I'm 6.5 years out, and can't stomach a service. I don't think I ever will. Oh, I could immerse myself in the emotion of it all and get lost in it again - but damn, I just can't without feeling I'd be betraying some of the stuff that's now so vital to the truth of who I am now. So I probably won't. And I don't miss it.

I've done a couple of services in the past year or so, mostly watching someone's kid perform, or seeing my girls in an end-of-VBS style program that they've attended with friends. The speaker might be nice, and the music okay, and the kids are cute, but there's not much Life there for me. I'm okay with that.

That's as honest a "worship" as I can offer... being who I am, thinking (or not thinking) about God and who he is (or isn't), and living in the moment of the truth of all of that. I suppose that's "worshipping in spirit and truth," and that's what he said he wanted, so that's what he gets, from me at least.

Anonymous said...

None of what you express surprises me. Isn't it interesting how we have ideas about what "worship" and "prayer" are because of our history?

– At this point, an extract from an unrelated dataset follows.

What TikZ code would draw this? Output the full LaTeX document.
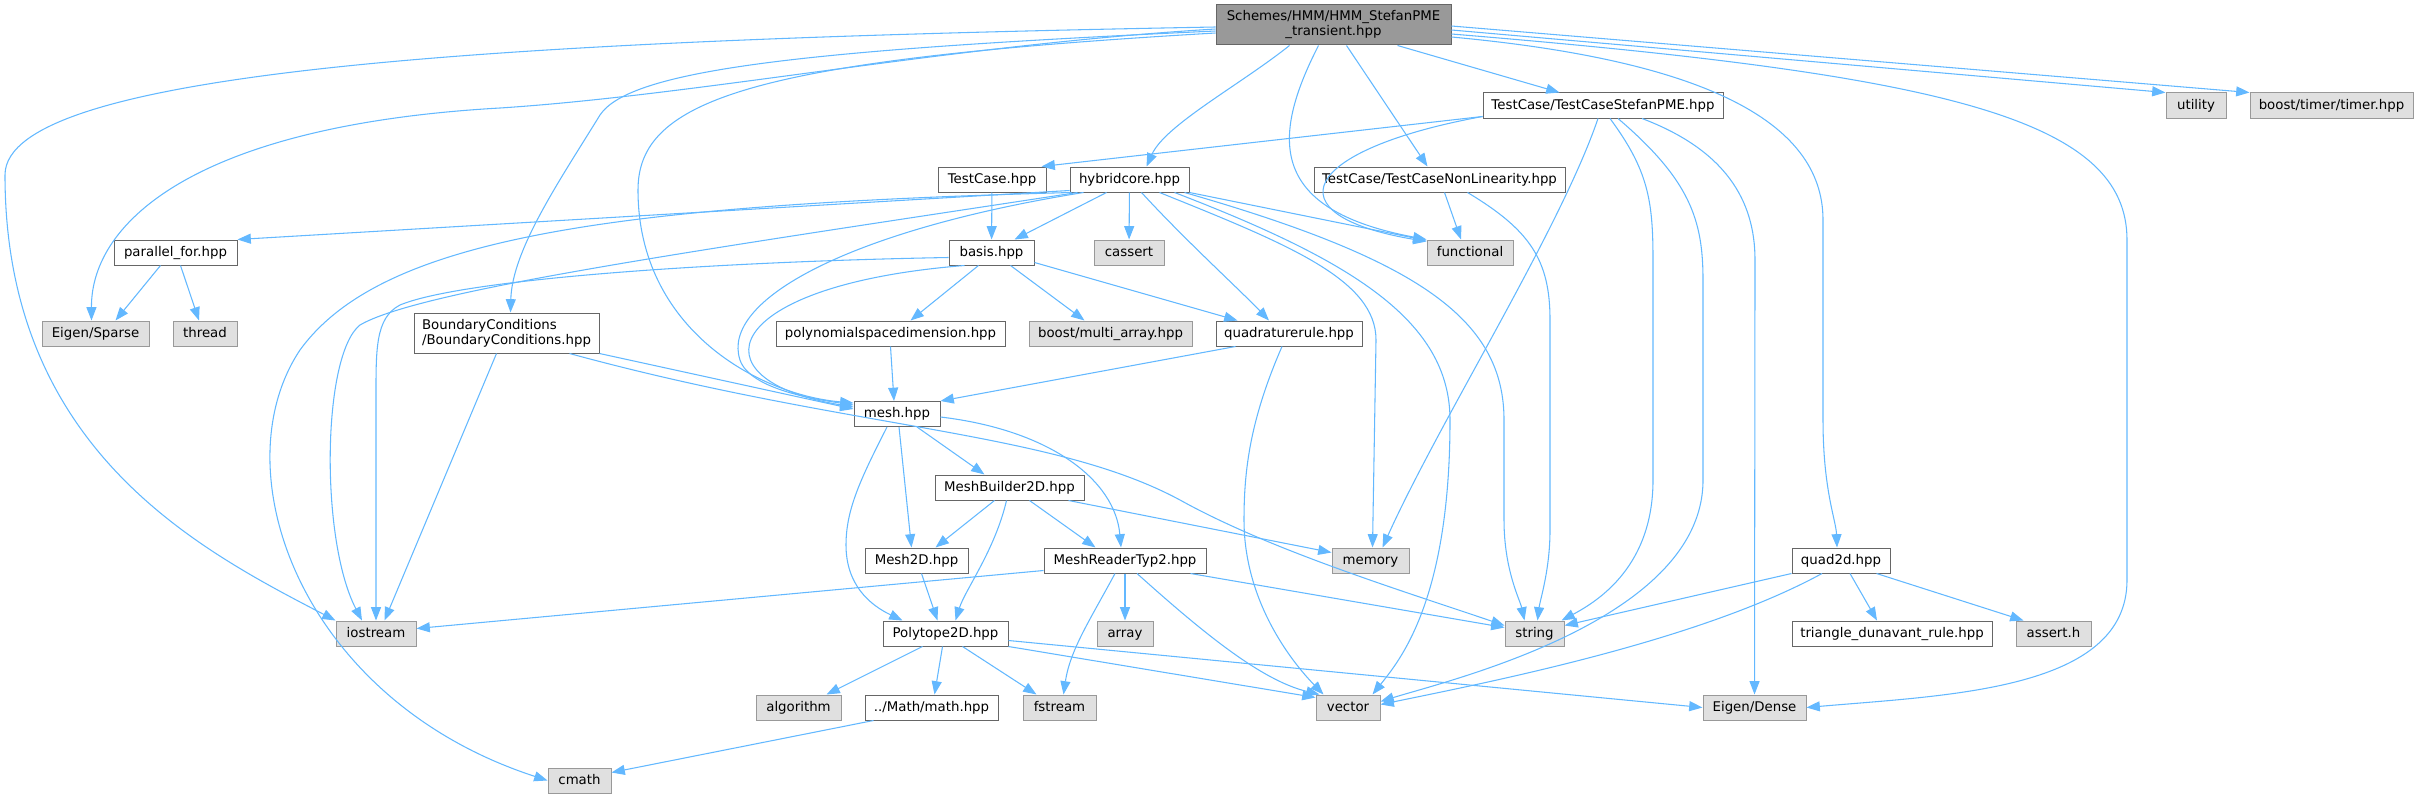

I view most of what you write on this blog as prayer. You are communicating with God. Prayer is nothing more than that. Many of the string of words that we call prayer are often hollow or for people, not God. Every notice how they are often more of a sermon to those listening than a conversation with God?

You speak of the coffee house as not a "church function". Why is it that we assume that hanging out with others and having spiritual conversations or fun conversations are not "church"? This can be "church" more than going to a function or a "service".

And, worship, is merely the living of our lives in relationship with Father and with those who follow Jesus.

It certainly appears to me that you are on the right journey. Thanks for sharing your thoughts and life.